Choosing the right DevOps tools should be a careful, thoughtful process.
On May 12, 1848, a store owner named Sam Brannan held a “one-man parade” to announce the start of the San Francisco Gold Rush. “Gold! Gold from the American River!” Brannan shouted up and down the market street in San Francisco. He held his hat in one hand and waved a bottle of gold dust in the other. San Franciscans had received false news of gold before. But by all accounts, Brannan’s performance sent residents running in search of riches.
Brannan had a good reason for spreading the news rather than panning for gold himself. The canny entrepreneur owned a general store that served the workers, and in the week between learning about the discovery and yelling about it in San Francisco, he’d bought all the picks and shovels in the city. Brannan’s announcement helped spur a seminal event in California’s history. As Brannan raked in money selling mining supplies, his actions also, years later, led to the coining of a famous maxim. (source)

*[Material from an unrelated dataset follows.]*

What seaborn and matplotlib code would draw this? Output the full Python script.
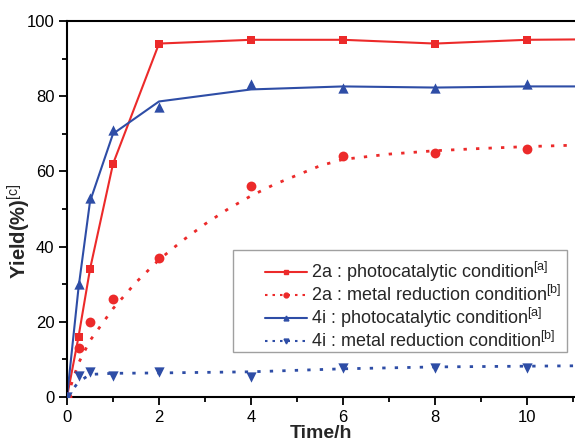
import matplotlib
matplotlib.use("Agg")
import matplotlib.pyplot as plt
from matplotlib.lines import Line2D
from matplotlib.patches import Rectangle
import seaborn as sns

# ---- data ----
t_obs = [0, 0.25, 0.5, 1, 2, 4, 6, 8, 10]

photo_2a = [0, 16, 34, 62, 94, 95, 95, 94, 95]
metal_2a = [0, 13, 20, 26, 37, 56, 64, 65, 66]
photo_4i = [0, 30, 53, 71, 77.2, 83.2, 82.2, 82.3, 83.2]
metal_4i = [0, 5.7, 6.6, 5.6, 6.6, 5.4, 7.8, 7.7, 7.7]

# fitted / guide curves as drawn in the reference
fit_t_2a_photo = [0, 0.25, 0.5, 1, 2, 4, 6, 8, 10, 11.1]
fit_2a_photo = [0, 16, 34, 62, 94, 95, 95, 94, 95, 95.1]

fit_t_2a_metal = [0, 0.25, 0.5, 1, 1.5, 2, 2.5, 3, 3.5, 4, 4.5, 5, 5.5, 6, 7, 8, 9, 10, 11.1]
fit_2a_metal = [0, 9, 15, 23.5, 30.5, 36.5, 41.5, 46, 50, 53.5, 56.5, 59, 61.5, 63.2, 64.6, 65.5, 66.1, 66.6, 67]

fit_t_4i_photo = [0, 0.25, 0.5, 1, 2, 4, 6, 8, 10, 11.1]
fit_4i_photo = [0, 29, 52, 70, 78.6, 81.8, 82.6, 82.3, 82.6, 82.6]

fit_t_4i_metal = [0, 0.25, 0.5, 1, 2, 4, 6, 8, 10, 11.1]
fit_4i_metal = [0, 4, 6, 6.3, 6.4, 6.7, 7.5, 8.0, 8.2, 8.3]

labels = [
    "2a : photocatalytic condition$^{[a]}$",
    "2a : metal reduction condition$^{[b]}$",
    "4i : photocatalytic condition$^{[a]}$",
    "4i : metal reduction condition$^{[b]}$",
]
x_ticks = [0, 2, 4, 6, 8, 10]
y_ticks = [0, 20, 40, 60, 80, 100]

RED = "#EC2A2A"
BLUE = "#2E4DA6"

sns.set_theme(style="ticks")
plt.rcParams["font.family"] = ["Liberation Sans", "DejaVu Sans"]
plt.rcParams["mathtext.fontset"] = "custom"
plt.rcParams["mathtext.rm"] = "Liberation Sans"
plt.rcParams["mathtext.it"] = "Liberation Sans"
plt.rcParams["mathtext.bf"] = "Liberation Sans:bold"

W, H = 575, 444
fig = plt.figure(figsize=(W / 100, H / 100), dpi=100)
ax = fig.add_axes([67 / W, 1 - 397 / H, 1 - 67 / W, (397 - 21) / H])

dot = (0, (1.2, 3.3))

sns.lineplot(x=fit_t_2a_photo, y=fit_2a_photo, color=RED, lw=1.5, ax=ax, sort=False)
sns.lineplot(x=fit_t_2a_metal, y=fit_2a_metal, color=RED, lw=2.0, ax=ax, sort=False,
             linestyle=dot)
sns.lineplot(x=fit_t_4i_photo, y=fit_4i_photo, color=BLUE, lw=1.5, ax=ax, sort=False)
sns.lineplot(x=fit_t_4i_metal, y=fit_4i_metal, color=BLUE, lw=2.0, ax=ax, sort=False,
             linestyle=dot)

sns.scatterplot(x=t_obs, y=photo_2a, marker="s", s=40, color=RED, linewidth=0, ax=ax, zorder=3)
sns.scatterplot(x=t_obs, y=metal_2a, marker="o", s=50, color=RED, linewidth=0, ax=ax, zorder=3)
sns.scatterplot(x=t_obs, y=photo_4i, marker="^", s=55, color=BLUE, linewidth=0, ax=ax, zorder=3)
sns.scatterplot(x=t_obs, y=metal_4i, marker="v", s=55, color=BLUE, linewidth=0, ax=ax, zorder=3)

ax.set_xlim(0, 11.04)
ax.set_ylim(0, 100)
ax.set_xticks(x_ticks)
ax.set_yticks(y_ticks)
ax.set_xticks([1, 3, 5, 7, 9, 11], minor=True)
ax.set_yticks([10, 30, 50, 70, 90], minor=True)
ax.tick_params(which="major", direction="out", length=6, width=1.3, labelsize=12,
               colors="black", pad=3)
ax.tick_params(which="minor", direction="out", length=3.5, width=1.3, colors="black")
for s in ["left", "bottom", "top"]:
    ax.spines[s].set_linewidth(1.5)
    ax.spines[s].set_color("black")
ax.spines["right"].set_visible(False)

ax.set_xlabel("Time/h", fontsize=14, fontweight="bold", labelpad=0)
ax.set_ylabel("Yield(%)$^{[c]}$", fontsize=14.5, fontweight="bold")
ax.yaxis.set_label_coords(-0.066, 0.44)

# legend frame (drawn in figure pixels)
frame = Rectangle((233 / W, 1 - 352 / H), (567 - 233) / W, (352 - 250) / H,
                  transform=fig.transFigure, facecolor="white", edgecolor="#A0A0A0",
                  linewidth=1.0, zorder=4)
fig.add_artist(frame)

handles = [
    Line2D([], [], color=RED, lw=1.5, marker="s", markersize=3.5),
    Line2D([], [], color=RED, lw=1.5, linestyle=(0, (1.2, 2.4)), marker="o", markersize=3.5),
    Line2D([], [], color=BLUE, lw=1.5, marker="^", markersize=3.5),
    Line2D([], [], color=BLUE, lw=1.5, linestyle=(0, (1.2, 2.4)), marker="v", markersize=3.5),
]
leg = fig.legend(handles, labels, loc="upper left",
                 bbox_to_anchor=(265 / W, 1 - 260 / H),
                 fontsize=13, frameon=False,
                 handlelength=2.3, handletextpad=0.25, labelspacing=0.05, borderpad=0,
                 borderaxespad=0)
leg.set_zorder(5)

fig.savefig("out.png", dpi=100)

During a Gold Rush, Sell Shovels
In the current age of DevOps and Agile rush of enterprises, there is a lesson to be learned from the gold rush: Don’t let your DevOps transformation become a parade of tools. While automation is critical for the success of modern ways of technology delivery and operations, the wide range of tooling choices can often lead to wrong decisions—especially well-intentioned, top down purchase of tools, duplication in toolsets and, most importantly, ignoring the voice of the teams on the ground.
With such variety of tools available in the market today, we all have opinions regarding the tools that we would like to use. Our preferences are based on either our history of using certain tools, because we have invested time and effort to learn a tool, or partnerships your service vendors might have with tooling vendors.
This leads to two general attitudes toward tooling adoption, with each having their own advantages and disadvantages:
Autonomy for teams: Let teams decide the tools they feel are suitable for their context.
The advantage is that teams can experiment and pick a tool that suits their context better. The disadvantages can, potentially, include security risks due to lack of patching and maintenance, and limited cross-team collaboration and sharing of tooling skills and know-how.
Standardized tool suite: A centralized way of dictating tooling choices.
The advantage is that it allows for capacity planning, integration between tools, larger pool of community for collaboration and create platforms-based solutions.The disadvantage is that this method at times prevents teams from using tools that best suit their unique needs and creation of avoidable dependencies on centralized tooling teams in the organization.
These contrasting views lead to debates at every level for the choice of tools and, in some cases, slowing down decision-making—or even leading to the purchase of tooling licenses without input from technical teams on the ground. The decision-making process must be improved, and the need for autonomy must be balanced with standardization and optimization. Also, the two approaches of “autonomy for teams” and “standardized tool suite” do not always have to be binary and will change depending on the context of the team needs and area.
By considering desirability, viability and feasibility of the DevOps tools, we can help achieve the balance between autonomy and alignment.
Here are some tips to help ask the right questions:
Desirability
- Do teams want this? or is this a solution chasing a problem?
- Do you anticipate that teams will need this in the near future?
- Does this help improve team productivity and effectiveness?
Viability
- Does this make commercial sense?
- Have we considered maintenance costs and total cost of ownership?
- Do we have existing license arrangements with the tooling vendors?
- Do we have comparable tools already in use and that can do the job?
- Do we need to purchase licenses throughout the enterprise?
- Are there any open source alternatives?
Feasibility
- Can we implement this in the enterprise IT landscape?
- Have we considered the ease of setup and configuration of the tool?
- Does it scale across the enterprise? Does it have to scale across the enterprise?